4) Type your essays double-spaced, use Times or Times Roman font, 11 or 12 point, and use standard margins.

5) Clearly label one essay "NO" and the other one "YES".

6) Compose your entire work in one document (file).  The document should be organized in the following order:

a. a "cover" page on which you type, in the following order:
 i. your name
 ii. your e-mail address
 iii. the question you are writing on
 iv. a 1-3 sentence synopsis of your thesis for the YES essay
 v. a 1-3 sentence synopsis of your thesis for  the NO essay
b. the "Yes" essay

c. the endnotes to the "Yes" essay

d. the "No" essay

e. the endnotes to the "No" essay

7) Paginate with "1" beginning on the first page of the "Yes" or "No" essay, depending on which one you place first.
Please note that any work that does not follow these guidelines will be returned to you for correction.

Where do you get your information? 

You are not expected to read books for your research.  You can get all the information you need from relatively short articles in newspapers, in periodicals and on the Internet.
 


How do you submit your work in this paperless course?
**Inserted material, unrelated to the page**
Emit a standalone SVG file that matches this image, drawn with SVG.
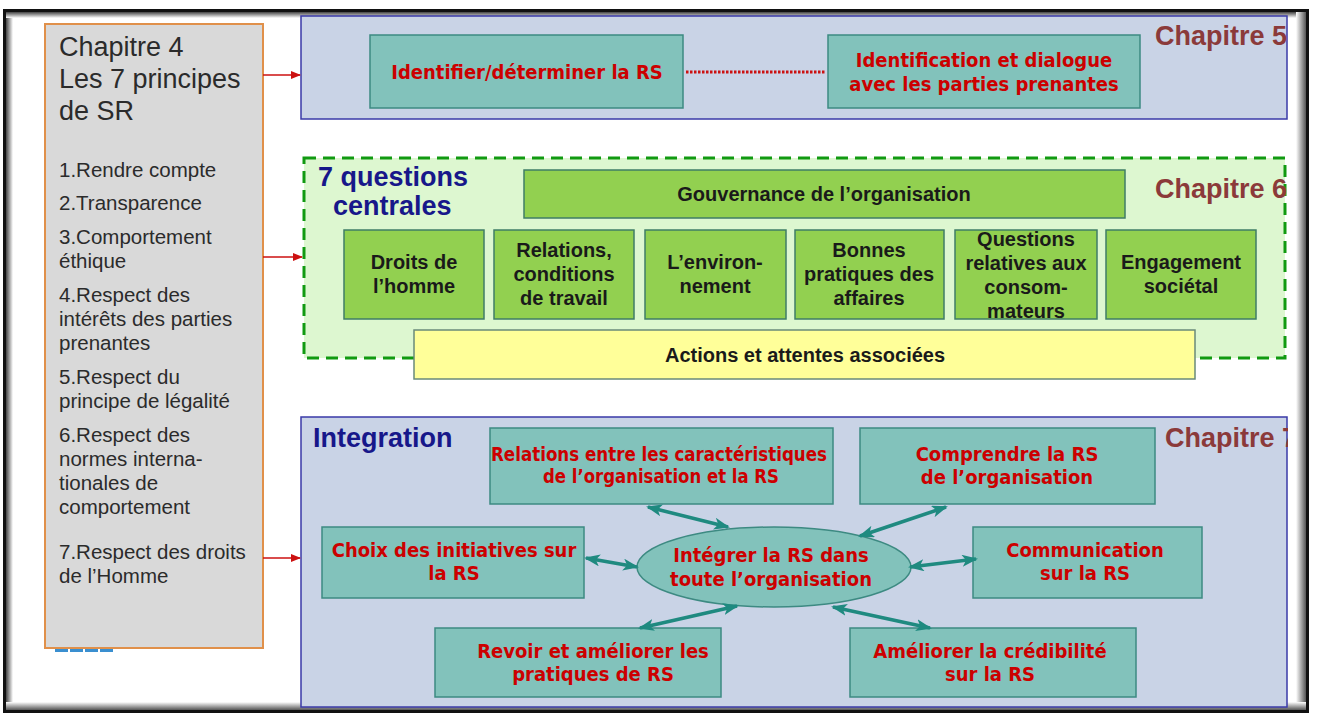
<svg xmlns="http://www.w3.org/2000/svg" width="1317" height="715" viewBox="0 0 1317 715">
<style>
.lp{font-family:"Liberation Sans",Arial,sans-serif;fill:#2b2b2b}
.big{font-size:27px}
.it{font-size:20.5px}
.panel{fill:#c9d3e6;stroke:#3a3aa8;stroke-width:1.5}
.teal{fill:#82c2bb;stroke:#3d8a82;stroke-width:1.5}
.grn{fill:#92d050;stroke:#3f7d66;stroke-width:1.5}
.rt{font-family:"DejaVu Sans Condensed","Liberation Sans",sans-serif;font-weight:bold;fill:#cc0000;text-anchor:middle;font-size:20px}
.bt{font-family:"Liberation Sans",Arial,sans-serif;font-weight:bold;fill:#1a1a1a;text-anchor:middle;font-size:20px}
.chap{font-family:"Liberation Sans",Arial,sans-serif;font-weight:bold;fill:#8b3a3a;font-size:27px}
.ttl{font-family:"Liberation Sans",Arial,sans-serif;font-weight:bold;fill:#17178a;font-size:27px}
.red{stroke:#cc1111;stroke-width:1.5;fill:none}
.tl{stroke:#1f8a80;stroke-width:3.5;fill:none}
</style>
<defs>
<marker id="ra" markerWidth="10" markerHeight="8" refX="9" refY="4" orient="auto" markerUnits="userSpaceOnUse"><path d="M0,0 L10,4 L0,8 z" fill="#cc1111"/></marker>
<marker id="ta" markerWidth="16" markerHeight="12" refX="14" refY="6" orient="auto-start-reverse" markerUnits="userSpaceOnUse"><path d="M0,0 L16,6 L0,12 L4,6 z" fill="#1f8a80"/></marker>
<linearGradient id="gl" x1="0" x2="1" y1="0" y2="0"><stop offset="0" stop-color="#444"/><stop offset="1" stop-color="#fff"/></linearGradient>
<linearGradient id="gr" x1="0" x2="1" y1="0" y2="0"><stop offset="0" stop-color="#fff"/><stop offset="1" stop-color="#555"/></linearGradient>
<linearGradient id="gt" x1="0" x2="0" y1="0" y2="1"><stop offset="0" stop-color="#444"/><stop offset="1" stop-color="#fff"/></linearGradient>
<linearGradient id="gb" x1="0" x2="0" y1="0" y2="1"><stop offset="0" stop-color="#fff"/><stop offset="1" stop-color="#555"/></linearGradient>
<clipPath id="clipR"><rect x="0" y="0" width="1288" height="715"/></clipPath>
</defs>
<rect width="1317" height="715" fill="#fff"/>
<g id="frame">
<rect x="6" y="12" width="7" height="698" fill="url(#gl)"/>
<rect x="6" y="12" width="1300" height="6" fill="url(#gt)"/>
<rect x="1296" y="12" width="10" height="698" fill="url(#gr)"/>
<rect x="6" y="702" width="1300" height="8" fill="url(#gb)"/>
<rect x="4.5" y="10.5" width="1303" height="701" fill="none" stroke="#111" stroke-width="3"/>
</g>
<g id="chap4">
<line x1="55" y1="650" x2="115" y2="650" stroke="#3a8fd0" stroke-width="4" stroke-dasharray="13 2"/>
<rect x="45" y="24" width="218" height="624" fill="#d9d9d9" stroke="#e0904a" stroke-width="2"/>
<text class="lp big" x="59" y="56">Chapitre 4</text>
<text class="lp big" x="59" y="88">Les 7 principes</text>
<text class="lp big" x="59" y="120">de SR</text>
<text class="lp it" x="59" y="177">1.Rendre compte</text>
<text class="lp it" x="59" y="210">2.Transparence</text>
<text class="lp it" x="59" y="244">3.Comportement</text>
<text class="lp it" x="59" y="268">éthique</text>
<text class="lp it" x="59" y="302">4.Respect des</text>
<text class="lp it" x="59" y="326">intérêts des parties</text>
<text class="lp it" x="59" y="350">prenantes</text>
<text class="lp it" x="59" y="384">5.Respect du</text>
<text class="lp it" x="59" y="408">principe de légalité</text>
<text class="lp it" x="59" y="442">6.Respect des</text>
<text class="lp it" x="59" y="466">normes interna-</text>
<text class="lp it" x="59" y="490">tionales de</text>
<text class="lp it" x="59" y="514">comportement</text>
<text class="lp it" x="59" y="559">7.Respect des droits</text>
<text class="lp it" x="59" y="583">de l’Homme</text>
</g>
<g id="chap5">
<rect class="panel" x="301" y="16" width="986" height="103"/>
<text class="chap" x="1155" y="45" clip-path="url(#clipR)">Chapitre 5</text>
<g id="n-identifier"><rect class="teal" x="370" y="35" width="313" height="73"/>
<text class="rt" x="527" y="79" font-size="20.5">Identifier/déterminer la RS</text></g>
<g id="n-dialogue"><rect class="teal" x="828" y="35" width="312" height="73"/>
<text class="rt" x="984" y="67">Identification et dialogue</text>
<text class="rt" x="984" y="91">avec les parties prenantes</text></g>
</g>
<g id="chap6">
<rect x="304" y="158" width="981" height="200" fill="#ddf7d0" stroke="#119a11" stroke-width="3" stroke-dasharray="12 7"/>
<text class="ttl" x="318" y="186">7 questions</text>
<text class="ttl" x="333" y="215">centrales</text>
<text class="chap" x="1155" y="198" clip-path="url(#clipR)">Chapitre 6</text>
<g id="n-gouv"><rect class="grn" x="524" y="170" width="601" height="48"/>
<text class="bt" x="824" y="201">Gouvernance de l’organisation</text></g>
<g id="n-droits"><rect class="grn" x="344" y="230" width="140" height="89"/>
<text class="bt" x="414" y="269">Droits de</text><text class="bt" x="414" y="293">l’homme</text></g>
<g id="n-relations"><rect class="grn" x="494" y="230" width="140" height="89"/>
<text class="bt" x="564" y="257">Relations,</text><text class="bt" x="564" y="281">conditions</text><text class="bt" x="564" y="305">de travail</text></g>
<g id="n-env"><rect class="grn" x="645" y="230" width="141" height="89"/>
<text class="bt" x="715" y="269">L’environ-</text><text class="bt" x="715" y="293">nement</text></g>
<g id="n-bonnes"><rect class="grn" x="795" y="230" width="149" height="89"/>
<text class="bt" x="869" y="257">Bonnes</text><text class="bt" x="869" y="281">pratiques des</text><text class="bt" x="869" y="305">affaires</text></g>
<g id="n-questions"><rect class="grn" x="955" y="230" width="142" height="89"/>
<text class="bt" x="1026" y="246">Questions</text><text class="bt" x="1026" y="270">relatives aux</text><text class="bt" x="1026" y="294">consom-</text><text class="bt" x="1026" y="318">mateurs</text></g>
<g id="n-engagement"><rect class="grn" x="1106" y="230" width="150" height="89"/>
<text class="bt" x="1181" y="269">Engagement</text><text class="bt" x="1181" y="293">sociétal</text></g>
<g id="n-actions"><rect x="414" y="330" width="781" height="49" fill="#ffff99" stroke="#6a8a7a" stroke-width="1.5"/>
<text class="bt" x="805" y="362">Actions et attentes associées</text></g>
</g>
<g id="chap7">
<rect class="panel" x="301" y="417" width="986" height="290"/>
<text class="ttl" x="313" y="447">Integration</text>
<text class="chap" x="1165" y="447" clip-path="url(#clipR)">Chapitre 7</text>
<g id="n-rel"><rect class="teal" x="490" y="428" width="343" height="76"/>
<text class="rt" x="659" y="461" font-size="19" textLength="336" lengthAdjust="spacingAndGlyphs">Relations entre les caractéristiques</text>
<text class="rt" x="661" y="483" font-size="19" textLength="236" lengthAdjust="spacingAndGlyphs">de l’organisation et la RS</text></g>
<g id="n-comp"><rect class="teal" x="860" y="428" width="295" height="76"/>
<text class="rt" x="1007" y="461">Comprendre la RS</text>
<text class="rt" x="1007" y="484">de l’organisation</text></g>
<g id="n-choix"><rect class="teal" x="322" y="527" width="262" height="71"/>
<text class="rt" x="454" y="557">Choix des initiatives sur</text>
<text class="rt" x="454" y="580">la RS</text></g>
<g id="n-integrer"><ellipse cx="774" cy="567" rx="137" ry="40" fill="#82c2bb" stroke="#3d8a82" stroke-width="1.5"/>
<text class="rt" x="771" y="562">Intégrer la RS dans</text>
<text class="rt" x="771" y="586">toute l’organisation</text></g>
<g id="n-comm"><rect class="teal" x="973" y="527" width="229" height="71"/>
<text class="rt" x="1085" y="557">Communication</text>
<text class="rt" x="1085" y="580">sur la RS</text></g>
<g id="n-revoir"><rect class="teal" x="435" y="628" width="286" height="69"/>
<text class="rt" x="593" y="658">Revoir et améliorer les</text>
<text class="rt" x="593" y="681">pratiques de RS</text></g>
<g id="n-ameliorer"><rect class="teal" x="850" y="628" width="286" height="69"/>
<text class="rt" x="990" y="658">Améliorer la crédibilité</text>
<text class="rt" x="990" y="681">sur la RS</text></g>
</g>
<g id="connectors">
<line class="red" x1="263" y1="75" x2="300" y2="75" marker-end="url(#ra)"/>
<line class="red" x1="263" y1="257" x2="302" y2="257" marker-end="url(#ra)"/>
<line class="red" x1="263" y1="558" x2="300" y2="558" marker-end="url(#ra)"/>
<line x1="686" y1="72" x2="826" y2="72" stroke="#cc1111" stroke-width="3" stroke-dasharray="2.5 1.5"/>
<line class="tl" x1="648" y1="507" x2="728" y2="527" marker-start="url(#ta)" marker-end="url(#ta)"/>
<line class="tl" x1="946" y1="507" x2="860" y2="536" marker-start="url(#ta)" marker-end="url(#ta)"/>
<line class="tl" x1="586" y1="558" x2="637" y2="567" marker-start="url(#ta)" marker-end="url(#ta)"/>
<line class="tl" x1="910" y1="567" x2="976" y2="559" marker-start="url(#ta)" marker-end="url(#ta)"/>
<line class="tl" x1="640" y1="628" x2="737" y2="606" marker-start="url(#ta)" marker-end="url(#ta)"/>
<line class="tl" x1="833" y1="607" x2="930" y2="628" marker-start="url(#ta)" marker-end="url(#ta)"/>
</g>
</svg>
You must submit your work by e-mail. A hard copy will not be accepted. Please submit your work as an attached document (preferably Word).  Please do not submit your work pasted or typed into the main body of an e-mail message.  You must submit it as a file attached to your e-mail message.  Please e-mail your work to Jose (gomezj@evergreen.edu).  Please do not insist that your e-mail service does not have a feature that allows you to send attached files.  In the highly unlikely event that this is true, please open up a Hotmail or Yahoo or some such free e-mail account.  These allow you to send attached files with ease.  If you still don't know how to do it, please learn!  Learning to use the essential tools of the Internet is part of what this course is about.
 


When is it due?

The deadline for submitting the essay is 5 p.m. on Thursday, September 4, with a four-day grace period ending at 5 p.m. on the following Monday.